Sadrazam Kemankeş Kara Mustafa Paşa, malî işlerde intizamın temini için, tedavüldeki sikkenin ortadan kaldırılmasını emretmiş, böylece devlet maliyesinde denkliği sağlamış, ülkedeki enflasyonist gidişe karşı tedbirler almaya çalışmıştı. Narh usulü dikkatle uygulanıyor, çarşı ve pazarlar ciddî şekilde kontrol ediliyordu.

Halkın saâdet ve refahı ile yakından alâkadar olan genç Sultan, işlerin düzgün yürümesiyle ilgili olarak sadrazama hatt-ı hümâyunlar gönderiyordu.
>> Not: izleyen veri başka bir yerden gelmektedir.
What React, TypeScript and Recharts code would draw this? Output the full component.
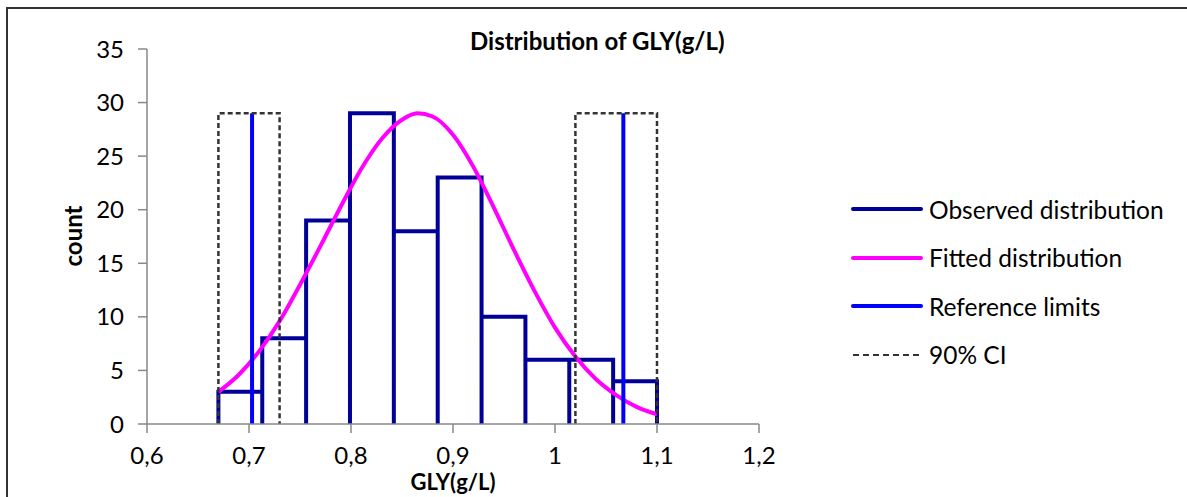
import { ComposedChart, Line, XAxis, YAxis } from "recharts";

// histogram bins (edges) and counts
const binEdges = [0.67, 0.713, 0.756, 0.799, 0.842, 0.885, 0.928, 0.971, 1.014, 1.057, 1.1];
const binCounts = [3, 8, 19, 29, 18, 23, 10, 6, 6, 4];

// fitted curve
const fitX = [0.67, 0.69, 0.71, 0.73, 0.75, 0.77, 0.79, 0.81, 0.83, 0.85, 0.865, 0.88, 0.9, 0.92, 0.94, 0.96, 0.98, 1.0, 1.02, 1.04, 1.06, 1.08, 1.1];
const fitY = [3.0, 4.6, 6.8, 9.6, 13.0, 16.6, 20.3, 23.8, 26.6, 28.4, 29.0, 28.7, 27.0, 24.0, 20.2, 16.2, 12.4, 9.0, 6.3, 4.2, 2.7, 1.6, 0.9];

const refLimits = [0.703, 1.067];
const refHeight = 29;

const ciLower = [0.67, 0.73];
const ciUpper = [1.02, 1.1];
const ciHeight = 29;

const xTicks = [0.6, 0.7, 0.8, 0.9, 1.0, 1.1, 1.2];
const yTicks = [0, 5, 10, 15, 20, 25, 30, 35];

const legendItems = [
  { label: "Observed distribution", color: "#000099", dashed: false },
  { label: "Fitted distribution", color: "#FF00FF", dashed: false },
  { label: "Reference limits", color: "#0000FF", dashed: false },
  { label: "90% CI", color: "#333333", dashed: true },
];

const histData = binCounts.flatMap((c, i) => [
  { x: binEdges[i], y: 0 },
  { x: binEdges[i], y: c },
  { x: binEdges[i + 1], y: c },
  { x: binEdges[i + 1], y: 0 },
]);

const fitData = fitX.map((x, i) => ({ x, y: fitY[i] }));

const boxData = (r: number[]) => [
  { x: r[0], y: 0 },
  { x: r[0], y: ciHeight },
  { x: r[1], y: ciHeight },
  { x: r[1], y: 0 },
];

const font = "Lato, 'Noto Sans', sans-serif";
const tickStyle = { fill: "#000", fontSize: 24, fontFamily: font };

export default function App() {
  return (
    <div style={{ position: "fixed", left: 0, top: 0, width: 1187, height: 497, background: "#fff", overflow: "hidden", fontFamily: font }}>
      <div style={{ position: "absolute", left: 6, top: 7, width: 1300, height: 600, borderLeft: "2px solid #333", borderTop: "2px solid #333" }} />
      <ComposedChart width={1187} height={497} margin={{ top: 49, right: 428, left: 87, bottom: 33 }}>
        <XAxis
          type="number"
          dataKey="x"
          domain={[0.6, 1.2]}
          ticks={xTicks}
          allowDataOverflow
          height={40}
          stroke="#888"
          strokeWidth={1.5}
          tickSize={9}
          tickMargin={14}
          tick={tickStyle}
          tickFormatter={(v: number) => String(Math.round(v * 10) / 10).replace(".", ",")}
        />
        <YAxis
          type="number"
          dataKey="y"
          domain={[0, 35]}
          ticks={yTicks}
          width={60}
          stroke="#888"
          strokeWidth={1.5}
          tickSize={9}
          tickMargin={14}
          tick={tickStyle}
        />
        <Line data={histData} dataKey="y" type="linear" stroke="#000099" strokeWidth={4} dot={false} isAnimationActive={false} />
        <Line data={fitData} dataKey="y" type="monotone" stroke="#FF00FF" strokeWidth={4} dot={false} isAnimationActive={false} />
        {refLimits.map((r, i) => (
          <Line
            key={"ref" + i}
            data={[{ x: r, y: 0 }, { x: r, y: refHeight }]}
            dataKey="y"
            type="linear"
            stroke="#0000FF"
            strokeWidth={4}
            dot={false}
            isAnimationActive={false}
          />
        ))}
        {[ciLower, ciUpper].map((r, i) => (
          <Line
            key={"ci" + i}
            data={boxData(r)}
            dataKey="y"
            type="linear"
            stroke="#333333"
            strokeWidth={2.5}
            strokeDasharray="5 3"
            dot={false}
            isAnimationActive={false}
          />
        ))}
      </ComposedChart>

      <div style={{ position: "absolute", left: 470, top: 26, fontSize: 24, fontWeight: 700, whiteSpace: "nowrap" }}>
        Distribution of GLY(g/L)
      </div>
      <div style={{ position: "absolute", left: 72, top: 236, transform: "translate(-50%, -50%) rotate(-90deg)", fontSize: 24, fontWeight: 700 }}>
        count
      </div>
      <div style={{ position: "absolute", left: 453, top: 482, transform: "translate(-50%, -50%)", fontSize: 22, lineHeight: "22px", fontWeight: 700, whiteSpace: "nowrap" }}>
        GLY(g/L)
      </div>

      {legendItems.map((it, i) => (
        <div key={it.label} style={{ position: "absolute", left: 851, top: 209 + i * 48.5 - 16, height: 32, display: "flex", alignItems: "center", whiteSpace: "nowrap" }}>
          <svg width={72} height={8} style={{ marginRight: 6 }}>
            <line
              x1={2}
              y1={4}
              x2={70}
              y2={4}
              stroke={it.color}
              strokeWidth={it.dashed ? 2 : 4}
              strokeLinecap={it.dashed ? "butt" : "round"}
              strokeDasharray={it.dashed ? "6 4" : undefined}
            />
          </svg>
          <span style={{ fontSize: 24.5 }}>{it.label}</span>
        </div>
      ))}
    </div>
  );
}
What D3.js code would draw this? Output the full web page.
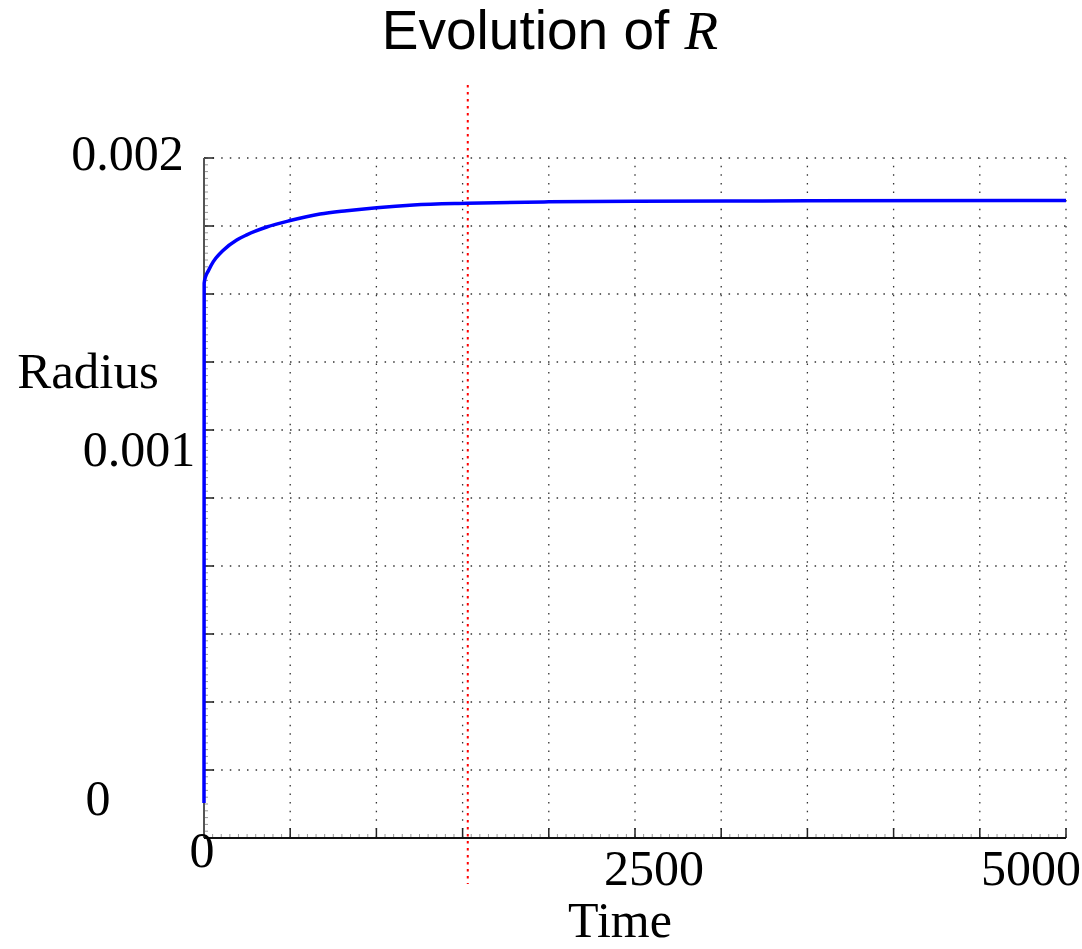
<!DOCTYPE html>
<html>
<head>
<meta charset="utf-8">
<script src="https://cdn.jsdelivr.net/npm/d3@7"></script>
<style>
  body { margin: 0; background: #fff; }
  svg { display: block; }
</style>
</head>
<body>
<div id="chart"></div>
<script>
// data
var time   = [0, 1, 10, 25, 54, 112, 190, 248, 364, 500, 673, 828, 1002, 1215, 1524, 2000, 2500, 3500, 5000];
var radius = [0.000103, 0.001632, 0.001652, 0.001668, 0.001695, 0.001729, 0.001759, 0.001774, 0.001797,
              0.001816, 0.001835, 0.001845, 0.001854, 0.001862, 0.001867, 0.001871, 0.001873, 0.001874, 0.001875];
var xTickValues = [0, 2500, 5000];
var xTickLabels = ["0", "2500", "5000"];
var yTickValues = [0, 0.001, 0.002];
var yTickLabels = ["0", "0.001", "0.002"];
var markerTime = 1530;

var W = 1082, H = 949;
var margin = { top: 158, right: 16, bottom: 111, left: 204 };

var svg = d3.select("#chart").append("svg")
    .attr("width", W)
    .attr("height", H);

var xScale = d3.scaleLinear()
    .domain([0, 5000])
    .range([margin.left, W - margin.right]);

var yScale = d3.scaleLinear()
    .domain([0, 0.002])
    .range([H - margin.bottom, margin.top]);

var x0 = xScale.range()[0], x1 = xScale.range()[1];
var y0 = yScale.range()[0], y1 = yScale.range()[1];

// dotted grid
var xGrid = d3.range(0, 5001, 500);
var yGrid = d3.range(0, 11).map(function (i) { return i * 0.0002; });

svg.append("g").selectAll("line")
    .data(xGrid.slice(1))
    .enter().append("line")
    .attr("x1", function (d) { return xScale(d); })
    .attr("x2", function (d) { return xScale(d); })
    .attr("y1", y0)
    .attr("y2", y1)
    .attr("stroke", "#333")
    .attr("stroke-width", 1.3)
    .attr("stroke-dasharray", "1.5,7.1");

svg.append("g").selectAll("line")
    .data(yGrid.slice(1))
    .enter().append("line")
    .attr("x1", x0)
    .attr("x2", x1)
    .attr("y1", function (d) { return yScale(d); })
    .attr("y2", function (d) { return yScale(d); })
    .attr("stroke", "#333")
    .attr("stroke-width", 1.3)
    .attr("stroke-dasharray", "1.5,7.1");

// minor ticks
var xMinor = d3.range(0, 5001, 50);
svg.append("g").selectAll("line")
    .data(xMinor)
    .enter().append("line")
    .attr("x1", function (d) { return xScale(d); })
    .attr("x2", function (d) { return xScale(d); })
    .attr("y1", y0)
    .attr("y2", y0 - 4)
    .attr("stroke", "#999")
    .attr("stroke-width", 1);

var yMinor = d3.range(0, 101).map(function (i) { return i * 0.00002; });
svg.append("g").selectAll("line")
    .data(yMinor)
    .enter().append("line")
    .attr("x1", x0)
    .attr("x2", x0 + 4)
    .attr("y1", function (d) { return yScale(d); })
    .attr("y2", function (d) { return yScale(d); })
    .attr("stroke", "#999")
    .attr("stroke-width", 1);

// major ticks
svg.append("g").selectAll("line")
    .data(xGrid)
    .enter().append("line")
    .attr("x1", function (d) { return xScale(d); })
    .attr("x2", function (d) { return xScale(d); })
    .attr("y1", y0)
    .attr("y2", y0 - 10)
    .attr("stroke", "#222")
    .attr("stroke-width", 1.5);

svg.append("g").selectAll("line")
    .data(yGrid)
    .enter().append("line")
    .attr("x1", x0)
    .attr("x2", x0 + 10)
    .attr("y1", function (d) { return yScale(d); })
    .attr("y2", function (d) { return yScale(d); })
    .attr("stroke", "#222")
    .attr("stroke-width", 1.5);

// axis lines
svg.append("line")
    .attr("x1", x0).attr("x2", x0)
    .attr("y1", y0).attr("y2", y1)
    .attr("stroke", "#555")
    .attr("stroke-width", 2);

svg.append("line")
    .attr("x1", x0).attr("x2", x1)
    .attr("y1", y0).attr("y2", y0)
    .attr("stroke", "#111")
    .attr("stroke-width", 2);

// red dotted marker
svg.append("line")
    .attr("x1", xScale(markerTime)).attr("x2", xScale(markerTime))
    .attr("y1", 85).attr("y2", 884)
    .attr("stroke", "#ff0000")
    .attr("stroke-width", 2)
    .attr("stroke-dasharray", "2.5,4.5");

// the curve
var line = d3.line()
    .x(function (d, i) { return xScale(time[i]); })
    .y(function (d) { return yScale(d); })
    .curve(d3.curveMonotoneX);

svg.append("path")
    .datum(radius)
    .attr("d", line)
    .attr("fill", "none")
    .attr("stroke", "#0000ff")
    .attr("stroke-width", 3.5);

// tick labels (placed like in the original, which are off-centre)
var serif = "'Liberation Serif', 'DejaVu Serif', serif";
var yLabelShift = [[-106, -23], [-65, -32], [-76.5, 12]];
var xLabelShift = [[-2, 29], [19, 47], [-35, 47]];

svg.append("g").selectAll("text")
    .data(yTickValues)
    .enter().append("text")
    .attr("x", function (d, i) { return x0 + yLabelShift[i][0]; })
    .attr("y", function (d, i) { return yScale(d) + yLabelShift[i][1]; })
    .attr("text-anchor", "middle")
    .attr("font-family", serif)
    .attr("font-size", 50)
    .text(function (d, i) { return yTickLabels[i]; });

svg.append("g").selectAll("text")
    .data(xTickValues)
    .enter().append("text")
    .attr("x", function (d, i) { return xScale(d) + xLabelShift[i][0]; })
    .attr("y", function (d, i) { return y0 + xLabelShift[i][1]; })
    .attr("text-anchor", "middle")
    .attr("font-family", serif)
    .attr("font-size", 50)
    .text(function (d, i) { return xTickLabels[i]; });

// axis titles
svg.append("text")
    .attr("x", 88)
    .attr("y", 388)
    .attr("text-anchor", "middle")
    .attr("font-family", serif)
    .attr("font-size", 51)
    .text("Radius");

svg.append("text")
    .attr("x", 620)
    .attr("y", 937)
    .attr("text-anchor", "middle")
    .attr("font-family", serif)
    .attr("font-size", 50)
    .text("Time");

// chart title
var title = svg.append("text")
    .attr("x", 550)
    .attr("y", 49)
    .attr("text-anchor", "middle")
    .attr("font-family", "'Liberation Sans', Arial, sans-serif")
    .attr("font-size", 55);
title.append("tspan").text("Evolution of ");
title.append("tspan")
    .attr("font-family", serif)
    .attr("font-style", "italic")
    .text("R");
</script>
</body>
</html>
Bunlardan birinde başvezirine şöyle emretmişti:

“Sen ki vezir-i âzamsın; «İstanbul’da kıtlık vardır.» deyû söylenir. İstanbul efendisine sıkı tembih eyle! Narh ahvâline ziyâde takayyüd etsin, gezsin, dolaşsın. Yoksa kendisi bilür… Göreyim seni, ahvâl-i âlemin tanzîmine cân u başla çalış!”

Sultan, halk üzerinde iyi intibâ bırakmak arzusunda bulunduğunu;

“Ortalığı şöyle idelüm ki, hayır duâya mazhar düşelim. Ahâlî ardımızdan;

«Âdil padişaha, iyi vezire düştük.» diye söz etsin!” ifadesiyle belirtiyordu.

OKUR-YAZAR OLUYORUZ!

Ünlü Şair Keçecizâde İzzet Molla 1785 yılında İstanbul’da doğdu. Mekke kadılığı ve Eyâlet Tevzî Defteri Müfettişliği görevlerinde bulundu. Osmanlı-Rus Savaşı’na taraftar olmayışı sebebiyle Sivas’a sürgün edilen şair, haklı olduğu anlaşılıp af edildiyse de, ferman kendisine intikal etmeden 1849 Ağustos’unda hayata vedâ etti. İzzet Molla’nın na‘şı, önce Sivas’a gömüldü; sonra da İstanbul’a getirilerek Mustafa Bey Mescidi hazîresindeki aile mezarlığına defnedildi. Ünlü şair, nüktedan ve hoşsohbet bir zât idi.

***

Sultan II. Mahmut, bir gün İzzet Molla’ya şöyle sordu:

“–Molla! Allah, dostluğunuzu muhafaza eylesin. Yesârîzâde ile birbirinizden hiç ayrılmıyorsunuz. Bu ne muhabbet?”

Tanınmış şair şu cevabı verdi:

“–Efendimiz! Yesârîzâde kulunuz yazar, bendeniz de biraz ders gördüğümden okurum. Yani; ikimiz yan yana gelince okur-yazar oluyoruz… Birbirimizden ayrılmayışımız, birlikte bir adam edişimizdendir.